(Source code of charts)
=====
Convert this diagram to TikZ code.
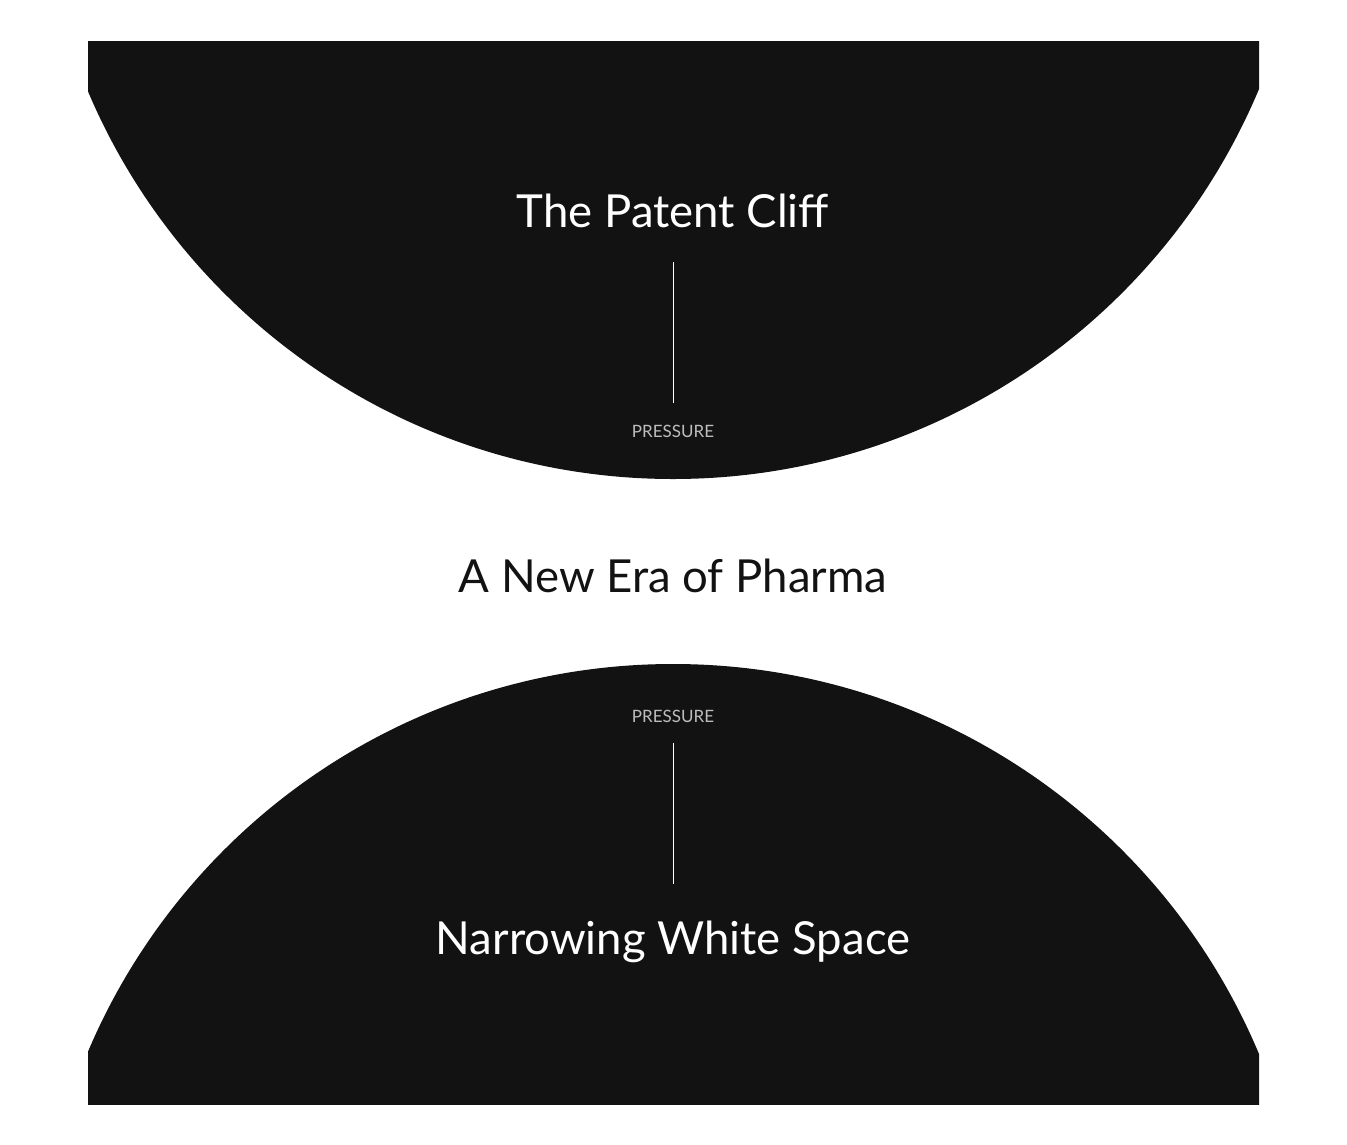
\documentclass[tikz,border=0pt]{standalone}
\usepackage{fontspec}
\setmainfont{Lato}
\usetikzlibrary{positioning}
\definecolor{ink}{HTML}{121212}
\definecolor{faint}{HTML}{BDBDBD}

\begin{document}
\begin{tikzpicture}[
  x=1pt, y=-1pt,
  title/.style={font=\fontsize{45.5}{50}\selectfont,text=white,inner sep=0pt,anchor=base},
  tag/.style={font=\fontsize{17}{20}\selectfont,text=faint,inner sep=0pt,anchor=base},
  stem/.style={draw=white,line width=1pt}]
  \useasboundingbox[fill=white] (0,0) rectangle (1347,1144);
  % upper bowl
  \begin{scope}
    \clip (88,41) rectangle (1259,700);
    \fill[ink] (673,-156) circle[radius=635pt];
  \end{scope}
  % lower dome
  \begin{scope}
    \clip (88,400) rectangle (1259,1104);
    \fill[ink] (673,1299) circle[radius=635pt];
  \end{scope}
  % labels
  \node[title] (cliff) at (673,227) {The Patent Cliff};
  \node[tag]   (ptop)  at (673,437) {PRESSURE};
  \node[title,text=ink] (era) at (673,592) {A New Era of Pharma};
  \node[tag]   (pbot)  at (673,722) {PRESSURE};
  \node[title] (space) at (673,954) {Narrowing White Space};
  % stems
  \coordinate (s1) at (673,262);
  \coordinate (s2) at (673,403);
  \coordinate (s3) at (673,743);
  \coordinate (s4) at (673,884);
  \draw[stem] (s1) -- (s2);
  \draw[stem] (s3) -- (s4);
\end{tikzpicture}
\end{document}
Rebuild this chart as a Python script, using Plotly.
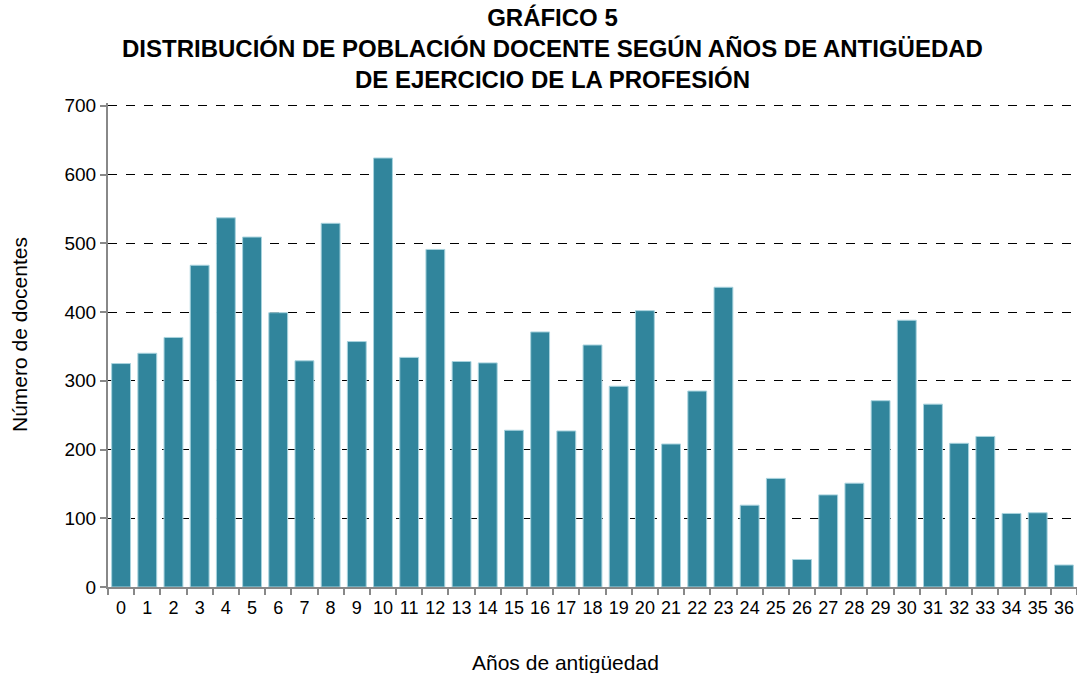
import plotly.graph_objects as go

years = [str(i) for i in range(37)]
docentes = [325, 340, 363, 468, 537, 509, 399, 329, 529, 357,
            624, 334, 491, 328, 326, 228, 371, 227, 352, 292,
            402, 208, 285, 436, 119, 158, 40, 134, 151, 271,
            388, 266, 209, 219, 107, 108, 32]

title_lines = ["GRÁFICO 5",
               "DISTRIBUCIÓN DE POBLACIÓN DOCENTE SEGÚN AÑOS DE ANTIGÜEDAD",
               "DE EJERCICIO DE LA PROFESIÓN"]
y_title = "Número de docentes"
x_title = "Años de antigüedad"

fig = go.Figure(go.Bar(
    x=years, y=docentes,
    marker=dict(color="#31859C", line=dict(color="#A8D3DE", width=1)),
))

W, H = 1077, 673
L, R, T, B = 108, 0, 103, 86
pw, ph = W - L - R, H - T - B

fig.update_layout(
    width=W, height=H,
    paper_bgcolor="white", plot_bgcolor="white",
    margin=dict(l=L, r=R, t=T, b=B),
    bargap=0.28,
    showlegend=False,
    font=dict(family="Liberation Sans, Arial, sans-serif", color="#000000"),
)

fig.update_xaxes(
    type="category", range=[-0.5, 36.5],
    showline=True, linecolor="#888888", linewidth=2,
    ticks="outside", tickson="boundaries", ticklen=6, tickcolor="#888888", tickwidth=2,
    tickangle=0, ticklabelstandoff=3,
    tickfont=dict(size=18, color="#000"),
    showgrid=False,
)
fig.update_yaxes(
    range=[0, 704], tickvals=[0, 100, 200, 300, 400, 500, 600, 700],
    showline=True, linecolor="#888888", linewidth=2,
    ticks="outside", ticklen=6, tickcolor="#888888", tickwidth=2,
    tickfont=dict(size=19, color="#000"),
    showgrid=True, gridcolor="#000000", gridwidth=1, griddash="dash",
    zeroline=False,
)

# chart title
fig.add_annotation(text="<b>" + "<br>".join(title_lines) + "</b>",
                   xref="paper", yref="paper",
                   x=(552 - L) / pw, y=(H - B - 2) / ph,
                   xanchor="center", yanchor="top", showarrow=False,
                   font=dict(size=24, color="#000"))
fig.add_annotation(text=y_title, textangle=-90, xref="paper", yref="paper",
                   x=(19 - L) / pw, y=(H - B - 335) / ph,
                   xanchor="center", yanchor="middle", showarrow=False,
                   font=dict(size=21, color="#000"))
fig.add_annotation(text=x_title, xref="paper", yref="paper",
                   x=(565 - L) / pw, y=(H - B - 662) / ph,
                   xanchor="center", yanchor="middle",
                   showarrow=False, font=dict(size=21, color="#000"))

fig.write_html("out.html", config={"displayModeBar": False},
               post_script="document.body.style.margin='0';document.body.style.overflow='hidden';")
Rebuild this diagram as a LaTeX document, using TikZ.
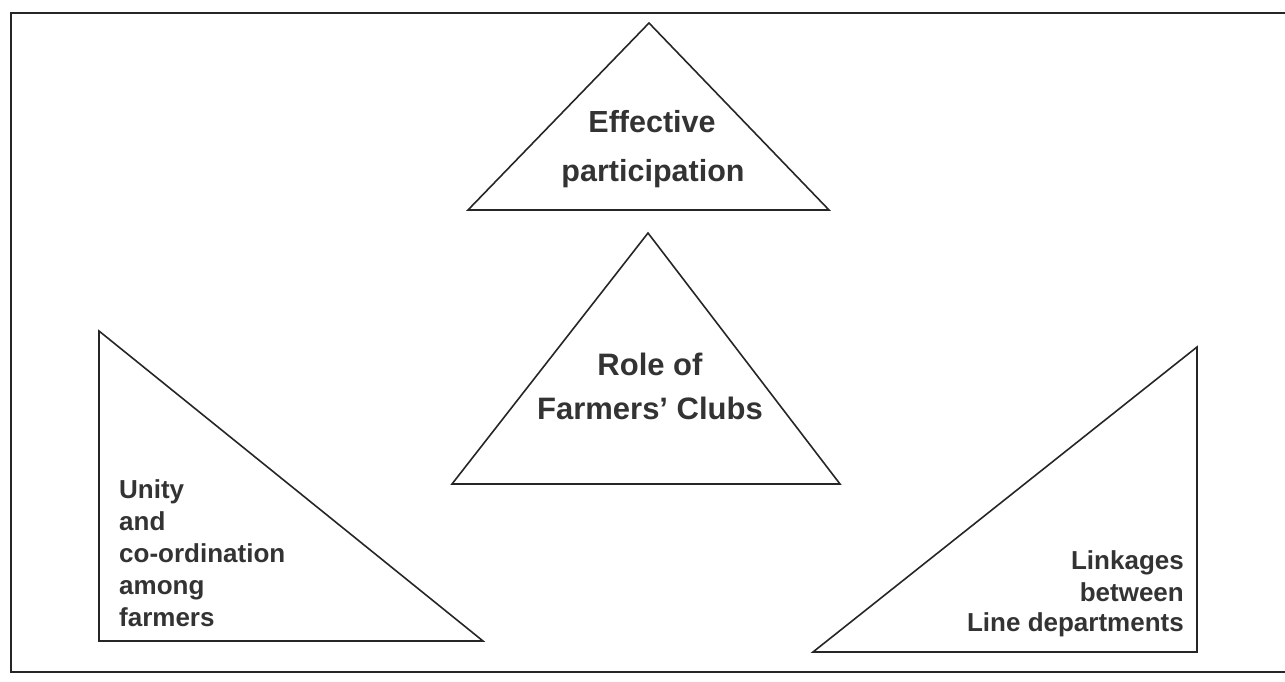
=====
Nothing but the lines from the one with "Rebuild this chart" through the one with "import plotly.graph_objects as go" should be copied, word for word. Pictures are left out.

Rebuild this chart as a Python script, using Plotly.
import plotly.graph_objects as go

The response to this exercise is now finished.